Call of Juarez: The Cartel
Date: Friday, September 09 @ 15:15:55 EDT
Topic: FPS reviews


So the original Call of Jaurez sucked absolute shit because they mixed the good action parts with the preacher with some of the WORST fucking stealth sequences even seen in gaming. They luckily fixed this in the 2nd game allowing you to constantly choose which characters you want to be and created a fairly decent and somewhat fun shooter. With this game, they through all that RIGHT OUT THE FUCKING WINDOW. Call of Jaurez is nothing but a fucking generic Cowa Doody clone and one of the worst fucking console ports known to man. Did anyone really expect anything less with Ubisoft and Techland at the helm of the game. Read on to find out more about this jizz stained pile of garbage that deserves to be gassed.

Already when I started the game I fucking knew something was wrong because I couldn't skip the stupid as intro cutscenes. BAD FUCKING SIGN. So the game boots up and LO AND BEHOLD. There is fucking mouse acceleration on the menu and all the submenus. I don't know who in their right fucking mind would think that putting mouse acceleration in a menu is a good fucking idea but they would probably be stabbed in the testicles with a pen. Two foreboding signs already were facing me and I should have stopped playing at this point but I decided to go on until I was about to shove razor blades into an apple and eat the whole thing.

So I start up the game and choose the MaCall character since he is the closest thing to the shitty gay preacher in the other games. There are also two other characters, some dyke woman and another mexican douche bag who I don't really care about. The moment the game starts it was already bad news. The Field of View is so fucking low in this game that you can barely see anything. This game has to have the lowest FOV out of any game in existence...somewhere around 45 degrees. I felt like I was staring down a fucking narrow hallway of graphics no matter which way I turned. This wasn't helped by the gun taking up half the fucking screen and for some reason being overly gigantic. Typical console fucking trash, because they have so little power now days that these developers have to shrink the amount you see in order to play the game

So you start out shooting all these fucking cars while someone drives around. I don't know what the fuck is going on so I'm just shooting at cars and they explode and then eventually THREE WEEKS EARLIER. KNOCK THAT FUCKING SHIT OFF. It is the worst and most overused plot device to open a fucking game ever and it NEVER works. Seriously, I think I read fucking terrible comics in the sunday newspaper that had better opening plot devices than that stupid narrative. Don't reveal some later part of the fucking game to me where I have no clue what the hell is going on and then go back and explain it.

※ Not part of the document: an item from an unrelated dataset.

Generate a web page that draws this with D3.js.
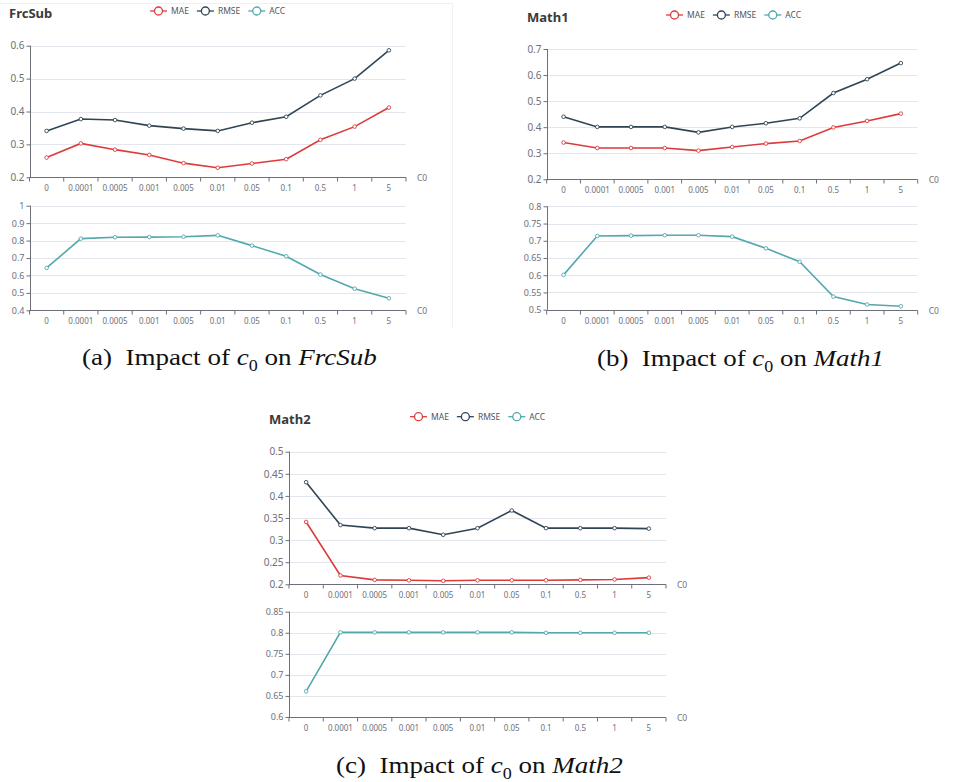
<!DOCTYPE html>
<html>
<head>
<meta charset="utf-8">
<script src="https://cdn.jsdelivr.net/npm/d3@7"></script>
<style>
  body { margin: 0; background: #fff; }
  svg { display: block; }
  text { font-family: "Noto Sans", "Open Sans", sans-serif; }
  .cap { font-family: "Liberation Serif", "DejaVu Serif", serif; }
</style>
</head>
<body>
<svg id="canvas" width="953" height="782"></svg>
<script>
// categories (c0 values)
var categories = ['0', '0.0001', '0.0005', '0.001', '0.005', '0.01', '0.05', '0.1', '0.5', '1', '5'];

// FrcSub
var frcsubMAE  = [0.260, 0.303, 0.284, 0.268, 0.243, 0.229, 0.242, 0.255, 0.314, 0.354, 0.412];
var frcsubRMSE = [0.341, 0.377, 0.374, 0.357, 0.348, 0.341, 0.366, 0.384, 0.449, 0.500, 0.586];
var frcsubACC  = [0.643, 0.811, 0.819, 0.820, 0.822, 0.830, 0.771, 0.710, 0.605, 0.524, 0.469];

// Math1
var math1MAE  = [0.341, 0.320, 0.320, 0.320, 0.310, 0.324, 0.337, 0.347, 0.399, 0.424, 0.452];
var math1RMSE = [0.440, 0.401, 0.401, 0.401, 0.380, 0.401, 0.415, 0.434, 0.531, 0.584, 0.646];
var math1ACC  = [0.601, 0.714, 0.715, 0.716, 0.716, 0.712, 0.678, 0.639, 0.538, 0.515, 0.510];

// Math2
var math2MAE  = [0.341, 0.220, 0.210, 0.209, 0.208, 0.209, 0.209, 0.209, 0.210, 0.211, 0.215];
var math2RMSE = [0.431, 0.334, 0.327, 0.327, 0.312, 0.327, 0.367, 0.327, 0.327, 0.327, 0.326];
var math2ACC  = [0.661, 0.801, 0.801, 0.801, 0.801, 0.801, 0.801, 0.800, 0.800, 0.800, 0.800];

// y tick labels
var frcsubTopTicks = [0.2, 0.3, 0.4, 0.5, 0.6];
var frcsubBotTicks = [0.4, 0.5, 0.6, 0.7, 0.8, 0.9, 1];
var math1TopTicks  = [0.2, 0.3, 0.4, 0.5, 0.6, 0.7];
var math1BotTicks  = [0.5, 0.55, 0.6, 0.65, 0.7, 0.75, 0.8];
var math2TopTicks  = [0.2, 0.25, 0.3, 0.35, 0.4, 0.45, 0.5];
var math2BotTicks  = [0.6, 0.65, 0.7, 0.75, 0.8, 0.85];

var seriesNames = ['MAE', 'RMSE', 'ACC'];
var colors = { MAE: '#dd3b3b', RMSE: '#2f4554', ACC: '#52a8ac' };

var canvas = d3.select('#canvas');

// faint border of the first screenshot
canvas.append('path')
  .attr('d', 'M0,3.5H452.5V327')
  .attr('fill', 'none')
  .attr('stroke', '#f0f0f0');

function drawPlot(g, opt) {
  var x = d3.scaleBand().domain(categories).range([opt.x0, opt.x1]);
  var y = d3.scaleLinear()
    .domain([opt.ticks[0], opt.ticks[opt.ticks.length - 1]])
    .range([opt.yBot, opt.yTop]);

  // grid
  g.append('g').selectAll('line')
    .data(opt.ticks.slice(1))
    .enter().append('line')
    .attr('x1', opt.x0).attr('x2', opt.x1)
    .attr('y1', function (d) { return Math.round(y(d)) + 0.5; })
    .attr('y2', function (d) { return Math.round(y(d)) + 0.5; })
    .attr('stroke', '#e3e6ec');

  // y axis
  var yAxis = d3.axisLeft(y).tickValues(opt.ticks).tickSize(4).tickFormat(d3.format('~g'));
  var ya = g.append('g').attr('transform', 'translate(' + (Math.round(opt.x0) + 0.5) + ',0)').call(yAxis);
  ya.select('.domain').attr('stroke', '#6e7079').attr('d', 'M0,' + opt.yTop + 'V' + opt.yBot);
  ya.selectAll('.tick line').attr('stroke', '#6e7079');
  ya.selectAll('.tick text')
    .attr('fill', '#6e7079')
    .attr('font-size', opt.yFont)
    .attr('x', -6)
    .style('font-family', '"Noto Sans", sans-serif');

  // x axis with ticks on band boundaries
  var xa = g.append('g').attr('transform', 'translate(0,' + (Math.round(opt.yBot) + 0.5) + ')');
  xa.append('line')
    .attr('x1', opt.x0).attr('x2', opt.x1)
    .attr('stroke', '#6e7079');
  var bounds = categories.map(function (c) { return x(c); }).concat([opt.x1]);
  xa.selectAll('.xt').data(bounds).enter().append('line')
    .attr('x1', function (d) { return d; }).attr('x2', function (d) { return d; })
    .attr('y1', 0).attr('y2', 4)
    .attr('stroke', '#6e7079');
  xa.selectAll('.xl').data(categories).enter().append('text')
    .attr('x', function (d) { return x(d) + x.bandwidth() / 2; })
    .attr('y', 13)
    .attr('text-anchor', 'middle')
    .attr('font-size', 8)
    .attr('fill', '#6e7079')
    .text(function (d) { return d; });
  xa.append('text')
    .attr('x', opt.x1 + 11).attr('y', 3)
    .attr('font-size', 8.5)
    .attr('fill', '#6e7079')
    .text('C0');

  // lines and points
  opt.series.forEach(function (s) {
    var line = d3.line()
      .x(function (d, i) { return x(categories[i]) + x.bandwidth() / 2; })
      .y(function (d) { return y(d); });
    g.append('path')
      .datum(s.values)
      .attr('d', line)
      .attr('fill', 'none')
      .attr('stroke', colors[s.name])
      .attr('stroke-width', 1.6);
    g.append('g').selectAll('circle')
      .data(s.values)
      .enter().append('circle')
      .attr('cx', function (d, i) { return x(categories[i]) + x.bandwidth() / 2; })
      .attr('cy', function (d) { return y(d); })
      .attr('r', 1.8)
      .attr('fill', '#fff')
      .attr('stroke', colors[s.name])
      .attr('stroke-width', 0.9);
  });
}

function drawPanel(p) {
  var g = canvas.append('g');

  // title
  g.append('text')
    .attr('x', p.titleX).attr('y', p.titleY)
    .attr('font-size', 13)
    .attr('font-weight', 'bold')
    .attr('fill', '#3a3a3a')
    .text(p.title);

  // legend
  var lx = p.legendX;
  seriesNames.forEach(function (n) {
    var lg = g.append('g');
    lg.append('line')
      .attr('x1', lx).attr('x2', lx + 17)
      .attr('y1', p.legendY).attr('y2', p.legendY)
      .attr('stroke', colors[n]).attr('stroke-width', 1.3);
    lg.append('circle')
      .attr('cx', lx + 8.5).attr('cy', p.legendY).attr('r', 4)
      .attr('fill', '#fff')
      .attr('stroke', colors[n]).attr('stroke-width', 1.3);
    var t = lg.append('text')
      .attr('x', lx + 21).attr('y', p.legendY + 3)
      .attr('font-size', 8.5)
      .attr('fill', '#555')
      .text(n);
    lx += 21 + t.node().getComputedTextLength() + 8;
  });

  drawPlot(g, {
    x0: p.x0, x1: p.x1, yTop: p.top[0], yBot: p.top[1], ticks: p.topTicks, yFont: 10,
    series: [{ name: 'MAE', values: p.mae }, { name: 'RMSE', values: p.rmse }]
  });
  drawPlot(g, {
    x0: p.x0, x1: p.x1, yTop: p.bot[0], yBot: p.bot[1], ticks: p.botTicks, yFont: 9,
    series: [{ name: 'ACC', values: p.acc }]
  });

  // caption, stretched horizontally to the width of the original
  var capG = g.append('g');
  var cap = capG.append('text')
    .attr('class', 'cap')
    .attr('x', 0).attr('y', 0)
    .attr('font-size', 24)
    .attr('fill', '#111');
  cap.append('tspan').text('(' + p.letter + ')\u2002Impact of ');
  cap.append('tspan').attr('font-style', 'italic').text('c');
  cap.append('tspan').attr('font-size', 16).attr('dy', 6).text('0');
  cap.append('tspan').attr('dy', -6).text(' on ');
  cap.append('tspan').attr('font-style', 'italic').text(p.title);
  var w = cap.node().getBBox().width;
  capG.attr('transform', 'translate(' + p.capX + ',' + p.capY + ') scale(' + (p.capW / w) + ',1)');
}

drawPanel({
  letter: 'a', title: 'FrcSub', titleX: 9, titleY: 18, legendX: 150, legendY: 11,
  x0: 29.5, x1: 406, top: [45.7, 177.3], bot: [205.7, 310.3],
  topTicks: frcsubTopTicks, botTicks: frcsubBotTicks,
  mae: frcsubMAE, rmse: frcsubRMSE, acc: frcsubACC,
  capX: 82, capY: 365, capW: 295
});

drawPanel({
  letter: 'b', title: 'Math1', titleX: 527, titleY: 21.5, legendX: 666, legendY: 15,
  x0: 546.7, x1: 917.7, top: [49, 179.3], bot: [206.3, 309.7],
  topTicks: math1TopTicks, botTicks: math1BotTicks,
  mae: math1MAE, rmse: math1RMSE, acc: math1ACC,
  capX: 597, capY: 366, capW: 287
});

drawPanel({
  letter: 'c', title: 'Math2', titleX: 269, titleY: 424, legendX: 410, legendY: 416.7,
  x0: 289, x1: 666, top: [451.7, 584.3], bot: [611.7, 717],
  topTicks: math2TopTicks, botTicks: math2BotTicks,
  mae: math2MAE, rmse: math2RMSE, acc: math2ACC,
  capX: 336, capY: 773, capW: 287
});
</script>
</body>
</html>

That is incredibly childish. When I start playing a game, I want to start at the beginning of the story for the character and move beyond that.

So then the game desceds into me running around in a forest on the next mission trying to find some marijuana in the middle of a national park. Sound dumb already? That is because it is. I just ran around firing dual pistols at random mexicans who would pop out from trees. It was the most uninspired combat I have ever seen. The AI literally just pops out and stands there doing nothing but firing. They don't take cover, they don't retreat...they just sit there and absorb your fucking bullets like someone firing a gun at a group of Jerry's kids. I played for about 20 minutes doing this and I became so fucking bored that I hit alt+f4. The sound was terrible, the graphics mediocre and the combat so boring and generic, not to mention weightless, that I lost all fucking interest in it. So after awhile I decide to write this review so I thought I would play some more to get the hate back into my brain for this consolized piece of trash. IT DIDNT EVEN SAVE MY FUCKING GAME. It is all checkpoint saving and it doesn't even save until you get to the next fucking chapter. Awful.